Set down, exactly as written, the lines from the top of the data to the line that holds "return (H - MB - py) / PH", and omit the pictures.

───── DATA EXTRACT

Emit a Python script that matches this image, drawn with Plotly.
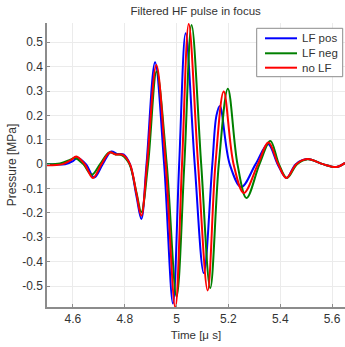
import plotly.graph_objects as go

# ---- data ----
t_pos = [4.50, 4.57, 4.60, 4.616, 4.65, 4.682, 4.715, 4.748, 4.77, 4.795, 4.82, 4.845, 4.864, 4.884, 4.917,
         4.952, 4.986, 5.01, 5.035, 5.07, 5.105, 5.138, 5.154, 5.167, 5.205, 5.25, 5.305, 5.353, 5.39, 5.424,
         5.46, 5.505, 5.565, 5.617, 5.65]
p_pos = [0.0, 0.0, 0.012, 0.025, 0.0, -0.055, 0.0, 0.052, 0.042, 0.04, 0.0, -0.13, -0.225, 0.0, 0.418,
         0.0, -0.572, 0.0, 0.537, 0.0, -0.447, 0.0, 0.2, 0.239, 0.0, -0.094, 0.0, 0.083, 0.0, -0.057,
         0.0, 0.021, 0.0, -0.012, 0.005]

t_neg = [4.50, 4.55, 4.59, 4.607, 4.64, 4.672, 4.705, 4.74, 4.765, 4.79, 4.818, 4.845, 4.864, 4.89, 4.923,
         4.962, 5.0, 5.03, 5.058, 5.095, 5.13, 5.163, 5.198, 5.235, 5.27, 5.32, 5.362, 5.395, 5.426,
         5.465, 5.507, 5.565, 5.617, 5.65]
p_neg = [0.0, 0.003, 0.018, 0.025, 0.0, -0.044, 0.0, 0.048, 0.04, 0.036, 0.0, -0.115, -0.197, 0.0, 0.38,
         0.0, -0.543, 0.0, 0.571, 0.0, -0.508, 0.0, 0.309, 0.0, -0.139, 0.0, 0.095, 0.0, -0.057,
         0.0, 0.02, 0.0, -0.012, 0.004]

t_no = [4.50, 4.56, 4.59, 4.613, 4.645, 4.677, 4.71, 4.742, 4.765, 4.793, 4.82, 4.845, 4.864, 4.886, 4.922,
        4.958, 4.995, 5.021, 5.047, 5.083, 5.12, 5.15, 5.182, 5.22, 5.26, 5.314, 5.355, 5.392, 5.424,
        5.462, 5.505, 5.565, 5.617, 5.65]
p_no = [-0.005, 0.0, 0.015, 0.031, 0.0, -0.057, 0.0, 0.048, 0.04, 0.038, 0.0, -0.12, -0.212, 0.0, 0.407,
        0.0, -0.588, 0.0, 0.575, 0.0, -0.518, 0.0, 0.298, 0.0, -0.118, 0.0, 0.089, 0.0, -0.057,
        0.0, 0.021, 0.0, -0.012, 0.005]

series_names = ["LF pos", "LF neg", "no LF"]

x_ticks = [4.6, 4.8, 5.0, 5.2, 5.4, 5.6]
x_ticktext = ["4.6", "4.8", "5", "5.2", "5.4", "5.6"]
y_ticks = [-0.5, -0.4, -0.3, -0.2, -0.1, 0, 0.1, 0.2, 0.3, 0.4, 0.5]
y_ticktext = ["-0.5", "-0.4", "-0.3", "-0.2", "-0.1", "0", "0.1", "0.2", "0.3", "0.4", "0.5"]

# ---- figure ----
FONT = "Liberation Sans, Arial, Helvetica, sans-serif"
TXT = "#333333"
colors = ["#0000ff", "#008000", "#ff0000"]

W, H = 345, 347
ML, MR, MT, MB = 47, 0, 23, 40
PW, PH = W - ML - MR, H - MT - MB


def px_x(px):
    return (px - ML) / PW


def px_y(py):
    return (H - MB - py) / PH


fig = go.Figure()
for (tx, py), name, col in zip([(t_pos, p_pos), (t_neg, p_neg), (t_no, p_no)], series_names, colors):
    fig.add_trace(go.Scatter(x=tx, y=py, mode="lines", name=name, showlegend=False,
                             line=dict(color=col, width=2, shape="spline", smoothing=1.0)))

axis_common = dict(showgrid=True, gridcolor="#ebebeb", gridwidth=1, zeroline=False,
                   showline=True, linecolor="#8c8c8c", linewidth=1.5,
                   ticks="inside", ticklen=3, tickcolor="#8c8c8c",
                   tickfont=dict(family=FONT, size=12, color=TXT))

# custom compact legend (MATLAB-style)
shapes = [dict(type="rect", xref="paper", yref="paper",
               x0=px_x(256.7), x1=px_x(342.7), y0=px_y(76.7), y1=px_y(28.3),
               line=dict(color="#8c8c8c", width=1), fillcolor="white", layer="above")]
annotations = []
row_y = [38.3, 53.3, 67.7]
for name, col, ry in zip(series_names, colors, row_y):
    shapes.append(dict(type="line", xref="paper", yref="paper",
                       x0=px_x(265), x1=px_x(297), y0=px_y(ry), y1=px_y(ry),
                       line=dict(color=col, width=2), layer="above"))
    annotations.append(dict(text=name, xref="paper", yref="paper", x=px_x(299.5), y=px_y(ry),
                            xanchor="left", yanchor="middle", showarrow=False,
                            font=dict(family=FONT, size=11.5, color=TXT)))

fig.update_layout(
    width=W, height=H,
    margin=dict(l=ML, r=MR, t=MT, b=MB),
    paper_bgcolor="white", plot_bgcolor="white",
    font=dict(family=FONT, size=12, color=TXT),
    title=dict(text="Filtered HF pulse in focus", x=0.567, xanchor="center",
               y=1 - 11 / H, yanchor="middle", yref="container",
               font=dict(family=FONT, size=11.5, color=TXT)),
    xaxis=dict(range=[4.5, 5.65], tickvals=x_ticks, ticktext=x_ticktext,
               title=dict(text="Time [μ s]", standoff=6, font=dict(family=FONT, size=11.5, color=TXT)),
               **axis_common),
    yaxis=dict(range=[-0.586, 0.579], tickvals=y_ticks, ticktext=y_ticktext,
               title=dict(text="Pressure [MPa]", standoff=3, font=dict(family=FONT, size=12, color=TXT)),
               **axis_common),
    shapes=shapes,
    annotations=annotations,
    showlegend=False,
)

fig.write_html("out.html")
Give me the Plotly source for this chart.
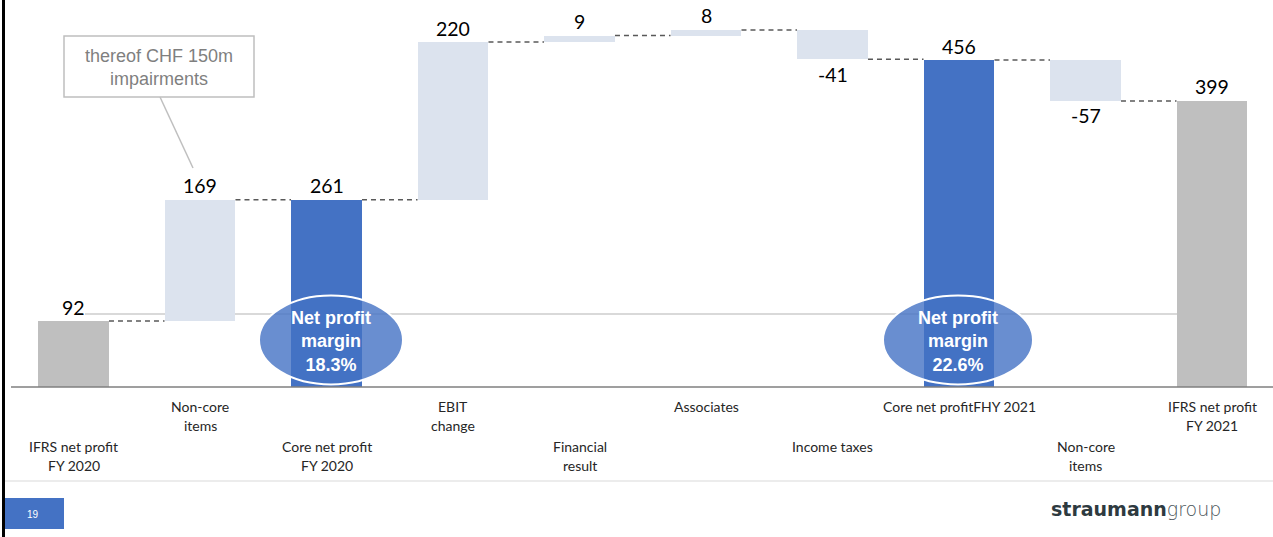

──────────

RESULT OF THE EXERCISE:
Emit a Python script that matches this image, drawn with Plotly.
import plotly.graph_objects as go

# ---- data ----
t_pos = [4.50, 4.57, 4.60, 4.616, 4.65, 4.682, 4.715, 4.748, 4.77, 4.795, 4.82, 4.845, 4.864, 4.884, 4.917,
         4.952, 4.986, 5.01, 5.035, 5.07, 5.105, 5.138, 5.154, 5.167, 5.205, 5.25, 5.305, 5.353, 5.39, 5.424,
         5.46, 5.505, 5.565, 5.617, 5.65]
p_pos = [0.0, 0.0, 0.012, 0.025, 0.0, -0.055, 0.0, 0.052, 0.042, 0.04, 0.0, -0.13, -0.225, 0.0, 0.418,
         0.0, -0.572, 0.0, 0.537, 0.0, -0.447, 0.0, 0.2, 0.239, 0.0, -0.094, 0.0, 0.083, 0.0, -0.057,
         0.0, 0.021, 0.0, -0.012, 0.005]

t_neg = [4.50, 4.55, 4.59, 4.607, 4.64, 4.672, 4.705, 4.74, 4.765, 4.79, 4.818, 4.845, 4.864, 4.89, 4.923,
         4.962, 5.0, 5.03, 5.058, 5.095, 5.13, 5.163, 5.198, 5.235, 5.27, 5.32, 5.362, 5.395, 5.426,
         5.465, 5.507, 5.565, 5.617, 5.65]
p_neg = [0.0, 0.003, 0.018, 0.025, 0.0, -0.044, 0.0, 0.048, 0.04, 0.036, 0.0, -0.115, -0.197, 0.0, 0.38,
         0.0, -0.543, 0.0, 0.571, 0.0, -0.508, 0.0, 0.309, 0.0, -0.139, 0.0, 0.095, 0.0, -0.057,
         0.0, 0.02, 0.0, -0.012, 0.004]

t_no = [4.50, 4.56, 4.59, 4.613, 4.645, 4.677, 4.71, 4.742, 4.765, 4.793, 4.82, 4.845, 4.864, 4.886, 4.922,
        4.958, 4.995, 5.021, 5.047, 5.083, 5.12, 5.15, 5.182, 5.22, 5.26, 5.314, 5.355, 5.392, 5.424,
        5.462, 5.505, 5.565, 5.617, 5.65]
p_no = [-0.005, 0.0, 0.015, 0.031, 0.0, -0.057, 0.0, 0.048, 0.04, 0.038, 0.0, -0.12, -0.212, 0.0, 0.407,
        0.0, -0.588, 0.0, 0.575, 0.0, -0.518, 0.0, 0.298, 0.0, -0.118, 0.0, 0.089, 0.0, -0.057,
        0.0, 0.021, 0.0, -0.012, 0.005]

series_names = ["LF pos", "LF neg", "no LF"]

x_ticks = [4.6, 4.8, 5.0, 5.2, 5.4, 5.6]
x_ticktext = ["4.6", "4.8", "5", "5.2", "5.4", "5.6"]
y_ticks = [-0.5, -0.4, -0.3, -0.2, -0.1, 0, 0.1, 0.2, 0.3, 0.4, 0.5]
y_ticktext = ["-0.5", "-0.4", "-0.3", "-0.2", "-0.1", "0", "0.1", "0.2", "0.3", "0.4", "0.5"]

# ---- figure ----
FONT = "Liberation Sans, Arial, Helvetica, sans-serif"
TXT = "#333333"
colors = ["#0000ff", "#008000", "#ff0000"]

W, H = 345, 347
ML, MR, MT, MB = 47, 0, 23, 40
PW, PH = W - ML - MR, H - MT - MB


def px_x(px):
    return (px - ML) / PW


def px_y(py):
    return (H - MB - py) / PH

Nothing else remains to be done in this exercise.